Some Teabaggers will, but Occupy Wall Street's innately leftist nature will be too offputting for the majority of them

Author:  Bradley Witherberry [ Wed Oct 12, 2011 8:58 am ]
Post subject:  Re: occupy wall st

Darth Indiana Bond wrote:
Bradley Witherberry wrote:
Wouldn't it be impressive to see the Tea Party join ranks with Occupy Wall Street?

That'd put the fear of God into our corporate rulers!


Some Teabaggers will, but Occupy Wall Street's innately leftist nature will be too offputting for the majority of them

...and that bolded comment is the exact reason we remain financial slaves.

The corporate media encourages people to believe in that type of polarization - - divide and conquer, FTW!

Author:  Darth Indiana Bond [ Wed Oct 12, 2011 11:24 am ]
Post subject:  Re: occupy wall st

Do you even know what the left-right political spectrum is? Or just the brainwashed one that is spat out by Glenn Beck and Rush Limbaugh?

Right = conservative = status-quo

Left = liberal = change

Thus being right means supporting the way things are.

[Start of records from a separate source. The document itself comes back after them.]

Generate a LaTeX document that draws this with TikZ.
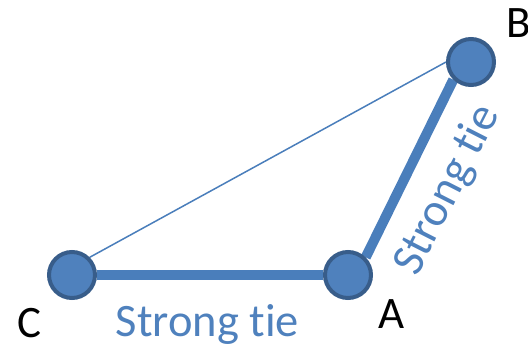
\documentclass[tikz,border=0pt]{standalone}
\usepackage{fontspec}
\setmainfont{Carlito}[Ligatures=NoCommon]
\usetikzlibrary{positioning, backgrounds}
\definecolor{nodefill}{HTML}{4F81BD}
\definecolor{nodeline}{HTML}{385D8A}
\definecolor{tieline}{HTML}{4A7EBB}
\begin{document}
\begin{tikzpicture}[x=1pt, y=-1pt,
            person/.style={circle, draw=nodeline, fill=nodefill, line width=4pt,
                        minimum size=46pt, inner sep=0pt},
            strong/.style={draw=tieline, line width=10pt},
            weak/.style={draw=tieline, line width=1.5pt},
            letter/.style={font=\fontsize{45}{54}\selectfont, anchor=base},
            lbl/.style={font=\fontsize{46.5}{56}\selectfont, text=nodefill}]

            \useasboundingbox (0,0) rectangle (528,346);

            \node[person] (C) at (72,275) {};
            \node[person] (A) at (348,275) {};
            \node[person] (B) at (471,62)  {};

            \node[letter] (cname) at (29,337) {C};
            \node[letter] (aname) at (392,328) {A};
            \node[letter] (bname) at (519,37)  {B};

            \node[lbl, anchor=base] (tieca) at (207.5,336) {Strong tie};
            \node[lbl, rotate=63] (tieab) at (448,190) {Strong tie};

            % ties go under the circles
            \begin{pgfonlayer}{background}
            \path[weak]   (C.north east) -- (B.west);
            \path[strong] (C.east) -- (A.west);
            \path[strong] (A.north east) -- (B.south west);
            \end{pgfonlayer}
\end{tikzpicture}
\end{document}
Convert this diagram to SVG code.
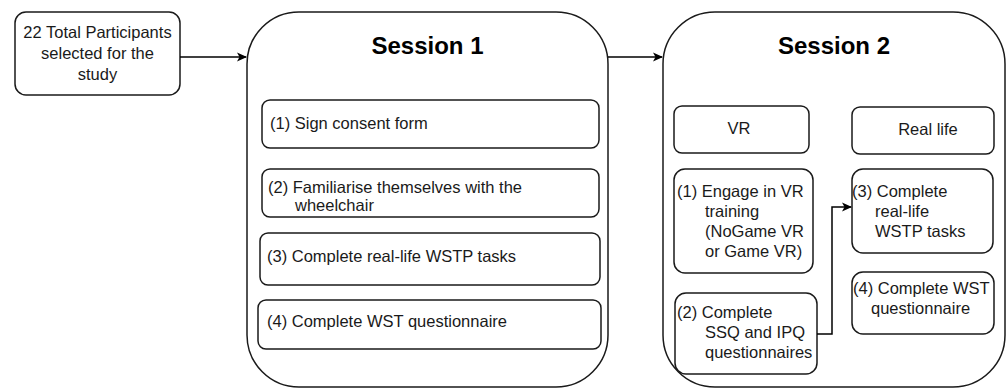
<svg xmlns="http://www.w3.org/2000/svg" width="1007" height="390" viewBox="0 0 1007 390">
<style>
.box{fill:#fff;stroke:#1a1a1a;stroke-width:1.5}
.t{font-family:"Liberation Sans",Arial,sans-serif;font-size:16.5px;fill:#1a1a1a}
.c{text-anchor:middle}
.h{font-family:"Liberation Sans",Arial,sans-serif;font-size:24px;font-weight:bold;fill:#000;text-anchor:middle}
.ln{fill:none;stroke:#000;stroke-width:1.5}
</style>
<defs>
<marker id="ah" markerWidth="10" markerHeight="10" refX="9" refY="5" orient="auto" markerUnits="userSpaceOnUse">
<path d="M0,0.5 L10,5 L0,9.5 L2.5,5 Z" fill="#000"/>
</marker>
</defs>
<rect width="1007" height="390" fill="#fff"/>
<g id="participants">
<rect class="box" x="15" y="12" width="165" height="83" rx="11"/>
<text class="t c" x="97.5" y="38">22 Total Participants</text>
<text class="t c" x="97.5" y="59">selected for the</text>
<text class="t c" x="97.5" y="80">study</text>
</g>
<g id="session1">
<rect class="box" x="247" y="12" width="361" height="375" rx="52"/>
<text class="h" x="427.5" y="54">Session 1</text>
</g>
<g id="s1-step1">
<rect class="box" x="262" y="100" width="337" height="48" rx="8"/>
<text class="t" x="270" y="129">(1) Sign consent form</text>
</g>
<g id="s1-step2">
<rect class="box" x="262" y="169" width="337" height="48" rx="8"/>
<text class="t" x="268" y="193">(2) Familiarise themselves with the</text>
<text class="t" x="295" y="211">wheelchair</text>
</g>
<g id="s1-step3">
<rect class="box" x="260" y="233" width="340" height="52" rx="8"/>
<text class="t" x="267" y="262">(3) Complete real-life WSTP tasks</text>
</g>
<g id="s1-step4">
<rect class="box" x="258" y="300" width="343" height="49" rx="8"/>
<text class="t" x="267" y="327">(4) Complete WST questionnaire</text>
</g>
<g id="session2">
<rect class="box" x="663" y="12" width="342" height="375" rx="52"/>
<text class="h" x="834" y="54">Session 2</text>
</g>
<g id="vr">
<rect class="box" x="674" y="106" width="135" height="47" rx="8"/>
<text class="t c" x="739" y="134">VR</text>
</g>
<g id="reallife">
<rect class="box" x="852" y="107" width="142" height="47" rx="8"/>
<text class="t c" x="928" y="135">Real life</text>
</g>
<g id="s2-step1">
<rect class="box" x="674" y="169" width="139" height="104" rx="11"/>
<text class="t" x="677" y="197">(1) Engage in VR</text>
<text class="t" x="705" y="217">training</text>
<text class="t" x="705" y="237">(NoGame VR</text>
<text class="t" x="705" y="257">or Game VR)</text>
</g>
<g id="s2-step2">
<rect class="box" x="675" y="293" width="142" height="81" rx="11"/>
<text class="t" x="677" y="318">(2) Complete</text>
<text class="t" x="705" y="338">SSQ and IPQ</text>
<text class="t" x="705" y="358">questionnaires</text>
</g>
<g id="s2-step3">
<rect class="box" x="852" y="169" width="141" height="84" rx="11"/>
<text class="t" x="852" y="197">(3) Complete</text>
<text class="t" x="875" y="217">real-life</text>
<text class="t" x="875" y="237">WSTP tasks</text>
</g>
<g id="s2-step4">
<rect class="box" x="852" y="272" width="142" height="62" rx="11"/>
<text class="t" x="853" y="294">(4) Complete WST</text>
<text class="t" x="871" y="314">questionnaire</text>
</g>
<g id="connectors">
<path class="ln" d="M180,57 L246,57" marker-end="url(#ah)"/>
<path class="ln" d="M608,57 L662,57" marker-end="url(#ah)"/>
<path class="ln" d="M817,334 L832,334 L832,207 L851,207" marker-end="url(#ah)"/>
</g>
</svg>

Author:  Darth Indiana Bond [ Wed Oct 12, 2011 3:24 pm ]
Post subject:  Re: occupy wall st

Glenn Beck on Occupy Wall Street

Image

Author:  Rev [ Wed Oct 12, 2011 3:56 pm ]
Post subject:  Re: occupy wall st

WOW!

Author:  Argos [ Wed Oct 12, 2011 3:59 pm ]
Post subject:  Re: occupy wall st

Darth Indiana Bond wrote:
Right = conservative = status-quo

Left = liberal = change

Thus being right means supporting the way things are.

Hehe.

Author:  Darth Indiana Bond [ Wed Oct 12, 2011 4:14 pm ]
Post subject:  Re: occupy wall st

Argos wrote:
Darth Indiana Bond wrote:
Right = conservative = status-quo

Left = liberal = change

Thus being right means supporting the way things are.

Hehe.



Sure, it has changed over time, but those are the original definitions like them or not.

Author:  Darth Indiana Bond [ Wed Oct 12, 2011 4:16 pm ]
Post subject:  Re: occupy wall st

Well Liberal does mean a bit more than that. It also means a belief in a free society governed by its people, as according to John Locke who coined the term.